══ DATASET EXTRACT ══

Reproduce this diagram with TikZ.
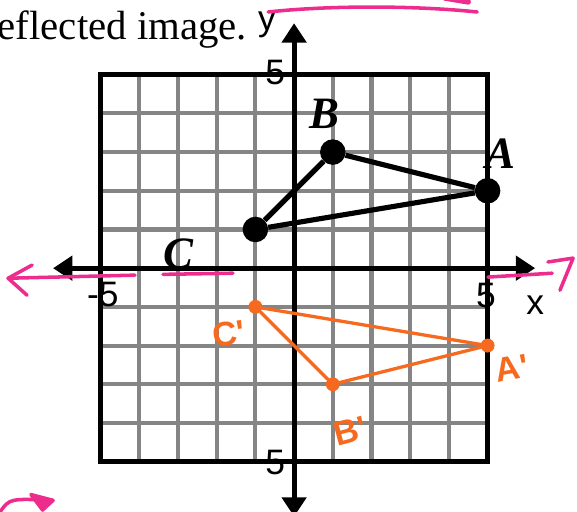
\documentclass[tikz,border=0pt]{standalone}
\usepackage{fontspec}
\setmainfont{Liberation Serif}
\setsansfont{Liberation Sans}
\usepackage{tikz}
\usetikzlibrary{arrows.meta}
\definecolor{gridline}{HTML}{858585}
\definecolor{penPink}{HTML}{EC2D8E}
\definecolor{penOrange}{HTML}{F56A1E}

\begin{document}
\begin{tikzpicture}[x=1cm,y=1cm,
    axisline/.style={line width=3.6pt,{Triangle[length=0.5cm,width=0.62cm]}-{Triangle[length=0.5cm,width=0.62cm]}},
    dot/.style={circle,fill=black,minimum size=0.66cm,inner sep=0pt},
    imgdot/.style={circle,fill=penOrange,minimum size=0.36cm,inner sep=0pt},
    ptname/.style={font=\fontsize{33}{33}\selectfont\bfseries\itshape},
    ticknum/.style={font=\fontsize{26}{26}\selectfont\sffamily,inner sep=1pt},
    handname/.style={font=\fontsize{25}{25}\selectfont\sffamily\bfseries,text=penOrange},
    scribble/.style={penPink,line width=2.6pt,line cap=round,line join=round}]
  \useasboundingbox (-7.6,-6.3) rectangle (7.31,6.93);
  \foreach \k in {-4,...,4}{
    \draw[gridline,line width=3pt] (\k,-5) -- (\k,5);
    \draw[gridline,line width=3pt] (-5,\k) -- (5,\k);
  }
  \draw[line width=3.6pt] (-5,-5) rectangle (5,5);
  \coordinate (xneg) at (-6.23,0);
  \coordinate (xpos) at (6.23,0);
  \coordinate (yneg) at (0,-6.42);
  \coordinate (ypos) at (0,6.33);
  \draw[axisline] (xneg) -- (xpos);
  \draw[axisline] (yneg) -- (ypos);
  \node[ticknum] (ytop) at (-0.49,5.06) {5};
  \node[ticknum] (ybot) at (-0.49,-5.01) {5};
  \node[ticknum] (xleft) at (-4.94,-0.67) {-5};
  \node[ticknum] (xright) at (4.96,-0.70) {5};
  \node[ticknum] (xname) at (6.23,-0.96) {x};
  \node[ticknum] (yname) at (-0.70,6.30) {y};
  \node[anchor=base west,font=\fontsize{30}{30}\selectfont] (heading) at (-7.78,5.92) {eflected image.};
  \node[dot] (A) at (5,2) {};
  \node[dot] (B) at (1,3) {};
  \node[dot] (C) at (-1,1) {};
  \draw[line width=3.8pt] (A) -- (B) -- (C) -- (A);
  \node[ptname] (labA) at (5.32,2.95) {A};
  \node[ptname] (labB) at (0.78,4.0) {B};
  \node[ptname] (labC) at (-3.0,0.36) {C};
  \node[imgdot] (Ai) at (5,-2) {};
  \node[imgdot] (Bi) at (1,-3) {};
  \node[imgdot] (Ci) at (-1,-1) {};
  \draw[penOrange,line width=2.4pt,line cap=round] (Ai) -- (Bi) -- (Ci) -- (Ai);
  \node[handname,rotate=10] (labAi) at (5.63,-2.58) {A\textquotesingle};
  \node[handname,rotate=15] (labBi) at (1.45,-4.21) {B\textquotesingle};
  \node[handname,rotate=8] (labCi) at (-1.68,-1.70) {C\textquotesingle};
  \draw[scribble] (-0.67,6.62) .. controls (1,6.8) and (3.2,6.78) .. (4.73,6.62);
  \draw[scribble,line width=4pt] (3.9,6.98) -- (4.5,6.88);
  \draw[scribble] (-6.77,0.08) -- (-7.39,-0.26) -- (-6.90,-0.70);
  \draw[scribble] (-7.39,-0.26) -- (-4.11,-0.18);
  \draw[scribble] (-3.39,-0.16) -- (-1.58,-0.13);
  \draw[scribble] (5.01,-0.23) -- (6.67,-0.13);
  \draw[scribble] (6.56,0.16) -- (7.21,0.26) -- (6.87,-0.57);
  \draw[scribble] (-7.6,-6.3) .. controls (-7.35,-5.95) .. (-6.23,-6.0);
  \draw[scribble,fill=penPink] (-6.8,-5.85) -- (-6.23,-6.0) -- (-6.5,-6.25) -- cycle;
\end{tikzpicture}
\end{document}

═══

(SHORT EXERCISE) The pictures should not be reproduced; quote all of the other material exactly.

(RESPONSE TO THE TASK)
Reproduce this diagram with TikZ.
\documentclass[tikz,border=0pt]{standalone}
\usepackage{fontspec}
\setmainfont{Liberation Serif}
\setsansfont{Liberation Sans}
\usepackage{tikz}
\usetikzlibrary{arrows.meta}
\definecolor{gridline}{HTML}{858585}
\definecolor{penPink}{HTML}{EC2D8E}
\definecolor{penOrange}{HTML}{F56A1E}

\begin{document}
\begin{tikzpicture}[x=1cm,y=1cm,
    axisline/.style={line width=3.6pt,{Triangle[length=0.5cm,width=0.62cm]}-{Triangle[length=0.5cm,width=0.62cm]}},
    dot/.style={circle,fill=black,minimum size=0.66cm,inner sep=0pt},
    imgdot/.style={circle,fill=penOrange,minimum size=0.36cm,inner sep=0pt},
    ptname/.style={font=\fontsize{33}{33}\selectfont\bfseries\itshape},
    ticknum/.style={font=\fontsize{26}{26}\selectfont\sffamily,inner sep=1pt},
    handname/.style={font=\fontsize{25}{25}\selectfont\sffamily\bfseries,text=penOrange},
    scribble/.style={penPink,line width=2.6pt,line cap=round,line join=round}]
  \useasboundingbox (-7.6,-6.3) rectangle (7.31,6.93);
  \foreach \k in {-4,...,4}{
    \draw[gridline,line width=3pt] (\k,-5) -- (\k,5);
    \draw[gridline,line width=3pt] (-5,\k) -- (5,\k);
  }
  \draw[line width=3.6pt] (-5,-5) rectangle (5,5);
  \coordinate (xneg) at (-6.23,0);
  \coordinate (xpos) at (6.23,0);
  \coordinate (yneg) at (0,-6.42);
  \coordinate (ypos) at (0,6.33);
  \draw[axisline] (xneg) -- (xpos);
  \draw[axisline] (yneg) -- (ypos);
  \node[ticknum] (ytop) at (-0.49,5.06) {5};
  \node[ticknum] (ybot) at (-0.49,-5.01) {5};
  \node[ticknum] (xleft) at (-4.94,-0.67) {-5};
  \node[ticknum] (xright) at (4.96,-0.70) {5};
  \node[ticknum] (xname) at (6.23,-0.96) {x};
  \node[ticknum] (yname) at (-0.70,6.30) {y};
  \node[anchor=base west,font=\fontsize{30}{30}\selectfont] (heading) at (-7.78,5.92) {eflected image.};
  \node[dot] (A) at (5,2) {};
  \node[dot] (B) at (1,3) {};
  \node[dot] (C) at (-1,1) {};
  \draw[line width=3.8pt] (A) -- (B) -- (C) -- (A);
  \node[ptname] (labA) at (5.32,2.95) {A};
  \node[ptname] (labB) at (0.78,4.0) {B};
  \node[ptname] (labC) at (-3.0,0.36) {C};
  \node[imgdot] (Ai) at (5,-2) {};
  \node[imgdot] (Bi) at (1,-3) {};
  \node[imgdot] (Ci) at (-1,-1) {};
  \draw[penOrange,line width=2.4pt,line cap=round] (Ai) -- (Bi) -- (Ci) -- (Ai);
  \node[handname,rotate=10] (labAi) at (5.63,-2.58) {A\textquotesingle};
  \node[handname,rotate=15] (labBi) at (1.45,-4.21) {B\textquotesingle};
  \node[handname,rotate=8] (labCi) at (-1.68,-1.70) {C\textquotesingle};
  \draw[scribble] (-0.67,6.62) .. controls (1,6.8) and (3.2,6.78) .. (4.73,6.62);
  \draw[scribble,line width=4pt] (3.9,6.98) -- (4.5,6.88);
  \draw[scribble] (-6.77,0.08) -- (-7.39,-0.26) -- (-6.90,-0.70);
  \draw[scribble] (-7.39,-0.26) -- (-4.11,-0.18);
  \draw[scribble] (-3.39,-0.16) -- (-1.58,-0.13);
  \draw[scribble] (5.01,-0.23) -- (6.67,-0.13);
  \draw[scribble] (6.56,0.16) -- (7.21,0.26) -- (6.87,-0.57);
  \draw[scribble] (-7.6,-6.3) .. controls (-7.35,-5.95) .. (-6.23,-6.0);
  \draw[scribble,fill=penPink] (-6.8,-5.85) -- (-6.23,-6.0) -- (-6.5,-6.25) -- cycle;
\end{tikzpicture}
\end{document}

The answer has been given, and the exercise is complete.